◆ RECORDED DATA ◆
※ ※ ※
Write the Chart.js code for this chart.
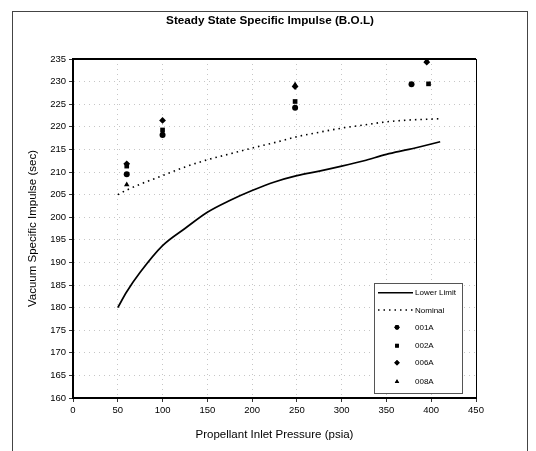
<!DOCTYPE html>
<html>
<head>
<meta charset="utf-8">
<script src="https://cdn.jsdelivr.net/npm/chart.js@4"></script>
<style>
  html, body { margin: 0; padding: 0; background: #fff; }
  #wrap { position: relative; width: 536px; height: 451px; }
  #frame { position: absolute; left: 12px; top: 11px; width: 514px; height: 460px;
           border: 1px solid #444; border-bottom: none; pointer-events: none; }
  canvas { position: absolute; left: 0; top: 0; }
</style>
</head>
<body>
<div id="wrap">
  <canvas id="c" width="536" height="451"></canvas>
  <div id="frame"></div>
</div>
<script>
(function () {
  'use strict';

  // curves (psia -> sec)
  const curvePressure = [50, 60, 75, 100, 125, 150, 175, 200, 225, 250, 275, 300, 325, 350, 375, 400, 410];
  const lowerLimit    = [180, 183.5, 187.8, 193.7, 197.5, 201.1, 203.7, 205.9, 207.8, 209.2, 210.2, 211.3, 212.5, 213.9, 215.0, 216.2, 216.7];
  const nominal       = [205, 206.0, 207.3, 209.2, 211.1, 212.7, 214.0, 215.3, 216.5, 217.8, 218.8, 219.7, 220.4, 221.1, 221.5, 221.7, 221.8];

  // test points
  const p001A = [60, 100, 248, 378];
  const v001A = [209.5, 218.2, 224.2, 229.4];
  const p002A = [60, 100, 248, 397];
  const v002A = [211.3, 219.3, 225.6, 229.5];
  const p006A = [60, 100, 248, 395];
  const v006A = [211.8, 221.4, 228.9, 234.3];
  const p008A = [60, 100, 248, 395];
  const v008A = [207.2, 218.7, 229.3, 234.7];

  const xTicks = [0, 50, 100, 150, 200, 250, 300, 350, 400, 450];
  const yTicks = [160, 165, 170, 175, 180, 185, 190, 195, 200, 205, 210, 215, 220, 225, 230, 235];
  const chartTitle = 'Steady State Specific Impulse (B.O.L)';

  const pts = (xs, ys) => xs.map((x, i) => ({ x, y: ys[i] }));
  const FONT = 'Arial, "Liberation Sans", sans-serif';

  function pointSet(label, xs, ys, style, r) {
    return {
      label, type: 'scatter', data: pts(xs, ys),
      pointStyle: style, pointRadius: r, pointHoverRadius: r,
      backgroundColor: '#000', borderColor: '#000', borderWidth: 0, showLine: false
    };
  }

  const datasets = [
    { label: 'Lower Limit', type: 'line', data: pts(curvePressure, lowerLimit),
      borderColor: '#000', borderWidth: 1.7, pointRadius: 0, cubicInterpolationMode: 'monotone', fill: false },
    { label: 'Nominal', type: 'line', data: pts(curvePressure, nominal),
      borderColor: '#000', borderWidth: 1.6, borderDash: [1.5, 4], pointRadius: 0, cubicInterpolationMode: 'monotone', fill: false },
    pointSet('001A', p001A, v001A, 'circle', 3),
    pointSet('002A', p002A, v002A, 'rect', 3.3),
    pointSet('006A', p006A, v006A, 'rectRot', 3.4),
    pointSet('008A', p008A, v008A, 'triangle', 3.2)
  ];

  // title, plot frame + legend box inside the plot area
  const frameAndLegend = {
    id: 'frameAndLegend',
    afterDraw(chart) {
      const { ctx, chartArea: a } = chart;
      ctx.save();
      ctx.fillStyle = '#000';
      ctx.font = 'bold 11.7px ' + FONT;
      ctx.textAlign = 'center';
      ctx.textBaseline = 'middle';
      ctx.fillText(chartTitle, 270, 20.5);

      ctx.strokeStyle = '#000';
      ctx.lineWidth = 1;
      ctx.strokeRect(a.left + 0.5, a.top + 0.5, a.right - a.left, a.bottom - a.top);
      ctx.lineWidth = 2;
      ctx.beginPath();
      ctx.moveTo(a.left, a.top); ctx.lineTo(a.right, a.top);
      ctx.stroke();

      const bx = 374, by = 283, bw = 88, bh = 110;
      ctx.fillStyle = '#fff';
      ctx.fillRect(bx, by, bw, bh);
      ctx.lineWidth = 1;
      ctx.strokeStyle = '#555';
      ctx.strokeRect(bx + 0.5, by + 0.5, bw, bh);

      const rows = [292.7, 310, 327.3, 345.7, 362.7, 381.7];
      ctx.font = '8px ' + FONT;
      ctx.textAlign = 'left';
      ctx.fillStyle = '#000';
      chart.data.datasets.forEach((ds, i) => {
        const y = rows[i];
        if (ds.type === 'line') {
          ctx.strokeStyle = '#000';
          ctx.lineWidth = 1.4;
          ctx.setLineDash(ds.borderDash || []);
          ctx.beginPath(); ctx.moveTo(378, y); ctx.lineTo(413, y); ctx.stroke();
          ctx.setLineDash([]);
        } else {
          Chart.helpers.drawPoint(ctx, { pointStyle: ds.pointStyle, radius: ds.pointRadius * 0.8, rotation: 0, borderWidth: 0 }, 397, y);
          ctx.fill();
        }
        ctx.fillText(ds.label, 415, y + 0.5);
      });
      ctx.restore();
    }
  };

  new Chart(document.getElementById('c').getContext('2d'), {
    type: 'scatter',
    data: { datasets },
    plugins: [frameAndLegend],
    options: {
      responsive: false,
      animation: false,
      layout: { padding: { left: 12, right: 60, top: 59, bottom: 0 } },
      plugins: {
        legend: { display: false },
        tooltip: { enabled: false },
        title: { display: false }
      },
      scales: {
        x: {
          type: 'linear', min: 0, max: 450,
          afterBuildTicks: s => { s.ticks = xTicks.map(v => ({ value: v })); },
          afterFit: s => { s.height = 53; },
          ticks: { color: '#000', font: { family: FONT, size: 9.5 }, padding: 3, maxRotation: 0 },
          grid: { color: '#b8b8b8', lineWidth: 0.8, tickLength: 4, tickColor: '#000' },
          border: { color: '#000', width: 2, dash: [1, 4] },
          title: { display: true, text: 'Propellant Inlet Pressure (psia)', color: '#000',
                   font: { family: FONT, size: 11.5 }, padding: { top: 4, bottom: 9 } }
        },
        y: {
          type: 'linear', min: 160, max: 235,
          afterBuildTicks: s => { s.ticks = yTicks.map(v => ({ value: v })); },
          afterFit: s => { s.width = 61; },
          ticks: { color: '#000', font: { family: FONT, size: 9.5 }, padding: 3 },
          grid: { color: '#b8b8b8', lineWidth: 0.8, tickLength: 4, tickColor: '#000' },
          border: { color: '#000', width: 2, dash: [1, 4] },
          title: { display: true, text: 'Vacuum Specific Impulse (sec)', color: '#000',
                   font: { family: FONT, size: 11.5 }, padding: { top: 14, bottom: 4 } }
        }
      }
    }
  });
})();
</script>
</body>
</html>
※ ※ ※
◆ EXERCISE ◆
Without the pictures, repeat the listing above exactly.

◆ ANSWER BELOW ◆
Write the Chart.js code for this chart.
<!DOCTYPE html>
<html>
<head>
<meta charset="utf-8">
<script src="https://cdn.jsdelivr.net/npm/chart.js@4"></script>
<style>
  html, body { margin: 0; padding: 0; background: #fff; }
  #wrap { position: relative; width: 536px; height: 451px; }
  #frame { position: absolute; left: 12px; top: 11px; width: 514px; height: 460px;
           border: 1px solid #444; border-bottom: none; pointer-events: none; }
  canvas { position: absolute; left: 0; top: 0; }
</style>
</head>
<body>
<div id="wrap">
  <canvas id="c" width="536" height="451"></canvas>
  <div id="frame"></div>
</div>
<script>
(function () {
  'use strict';

  // curves (psia -> sec)
  const curvePressure = [50, 60, 75, 100, 125, 150, 175, 200, 225, 250, 275, 300, 325, 350, 375, 400, 410];
  const lowerLimit    = [180, 183.5, 187.8, 193.7, 197.5, 201.1, 203.7, 205.9, 207.8, 209.2, 210.2, 211.3, 212.5, 213.9, 215.0, 216.2, 216.7];
  const nominal       = [205, 206.0, 207.3, 209.2, 211.1, 212.7, 214.0, 215.3, 216.5, 217.8, 218.8, 219.7, 220.4, 221.1, 221.5, 221.7, 221.8];

  // test points
  const p001A = [60, 100, 248, 378];
  const v001A = [209.5, 218.2, 224.2, 229.4];
  const p002A = [60, 100, 248, 397];
  const v002A = [211.3, 219.3, 225.6, 229.5];
  const p006A = [60, 100, 248, 395];
  const v006A = [211.8, 221.4, 228.9, 234.3];
  const p008A = [60, 100, 248, 395];
  const v008A = [207.2, 218.7, 229.3, 234.7];

  const xTicks = [0, 50, 100, 150, 200, 250, 300, 350, 400, 450];
  const yTicks = [160, 165, 170, 175, 180, 185, 190, 195, 200, 205, 210, 215, 220, 225, 230, 235];
  const chartTitle = 'Steady State Specific Impulse (B.O.L)';

  const pts = (xs, ys) => xs.map((x, i) => ({ x, y: ys[i] }));
  const FONT = 'Arial, "Liberation Sans", sans-serif';

  function pointSet(label, xs, ys, style, r) {
    return {
      label, type: 'scatter', data: pts(xs, ys),
      pointStyle: style, pointRadius: r, pointHoverRadius: r,
      backgroundColor: '#000', borderColor: '#000', borderWidth: 0, showLine: false
    };
  }

  const datasets = [
    { label: 'Lower Limit', type: 'line', data: pts(curvePressure, lowerLimit),
      borderColor: '#000', borderWidth: 1.7, pointRadius: 0, cubicInterpolationMode: 'monotone', fill: false },
    { label: 'Nominal', type: 'line', data: pts(curvePressure, nominal),
      borderColor: '#000', borderWidth: 1.6, borderDash: [1.5, 4], pointRadius: 0, cubicInterpolationMode: 'monotone', fill: false },
    pointSet('001A', p001A, v001A, 'circle', 3),
    pointSet('002A', p002A, v002A, 'rect', 3.3),
    pointSet('006A', p006A, v006A, 'rectRot', 3.4),
    pointSet('008A', p008A, v008A, 'triangle', 3.2)
  ];

  // title, plot frame + legend box inside the plot area
  const frameAndLegend = {
    id: 'frameAndLegend',
    afterDraw(chart) {
      const { ctx, chartArea: a } = chart;
      ctx.save();
      ctx.fillStyle = '#000';
      ctx.font = 'bold 11.7px ' + FONT;
      ctx.textAlign = 'center';
      ctx.textBaseline = 'middle';
      ctx.fillText(chartTitle, 270, 20.5);

      ctx.strokeStyle = '#000';
      ctx.lineWidth = 1;
      ctx.strokeRect(a.left + 0.5, a.top + 0.5, a.right - a.left, a.bottom - a.top);
      ctx.lineWidth = 2;
      ctx.beginPath();
      ctx.moveTo(a.left, a.top); ctx.lineTo(a.right, a.top);
      ctx.stroke();

      const bx = 374, by = 283, bw = 88, bh = 110;
      ctx.fillStyle = '#fff';
      ctx.fillRect(bx, by, bw, bh);
      ctx.lineWidth = 1;
      ctx.strokeStyle = '#555';
      ctx.strokeRect(bx + 0.5, by + 0.5, bw, bh);

      const rows = [292.7, 310, 327.3, 345.7, 362.7, 381.7];
      ctx.font = '8px ' + FONT;
      ctx.textAlign = 'left';
      ctx.fillStyle = '#000';
      chart.data.datasets.forEach((ds, i) => {
        const y = rows[i];
        if (ds.type === 'line') {
          ctx.strokeStyle = '#000';
          ctx.lineWidth = 1.4;
          ctx.setLineDash(ds.borderDash || []);
          ctx.beginPath(); ctx.moveTo(378, y); ctx.lineTo(413, y); ctx.stroke();
          ctx.setLineDash([]);
        } else {
          Chart.helpers.drawPoint(ctx, { pointStyle: ds.pointStyle, radius: ds.pointRadius * 0.8, rotation: 0, borderWidth: 0 }, 397, y);
          ctx.fill();
        }
        ctx.fillText(ds.label, 415, y + 0.5);
      });
      ctx.restore();
    }
  };

  new Chart(document.getElementById('c').getContext('2d'), {
    type: 'scatter',
    data: { datasets },
    plugins: [frameAndLegend],
    options: {
      responsive: false,
      animation: false,
      layout: { padding: { left: 12, right: 60, top: 59, bottom: 0 } },
      plugins: {
        legend: { display: false },
        tooltip: { enabled: false },
        title: { display: false }
      },
      scales: {
        x: {
          type: 'linear', min: 0, max: 450,
          afterBuildTicks: s => { s.ticks = xTicks.map(v => ({ value: v })); },
          afterFit: s => { s.height = 53; },
          ticks: { color: '#000', font: { family: FONT, size: 9.5 }, padding: 3, maxRotation: 0 },
          grid: { color: '#b8b8b8', lineWidth: 0.8, tickLength: 4, tickColor: '#000' },
          border: { color: '#000', width: 2, dash: [1, 4] },
          title: { display: true, text: 'Propellant Inlet Pressure (psia)', color: '#000',
                   font: { family: FONT, size: 11.5 }, padding: { top: 4, bottom: 9 } }
        },
        y: {
          type: 'linear', min: 160, max: 235,
          afterBuildTicks: s => { s.ticks = yTicks.map(v => ({ value: v })); },
          afterFit: s => { s.width = 61; },
          ticks: { color: '#000', font: { family: FONT, size: 9.5 }, padding: 3 },
          grid: { color: '#b8b8b8', lineWidth: 0.8, tickLength: 4, tickColor: '#000' },
          border: { color: '#000', width: 2, dash: [1, 4] },
          title: { display: true, text: 'Vacuum Specific Impulse (sec)', color: '#000',
                   font: { family: FONT, size: 11.5 }, padding: { top: 14, bottom: 4 } }
        }
      }
    }
  });
})();
</script>
</body>
</html>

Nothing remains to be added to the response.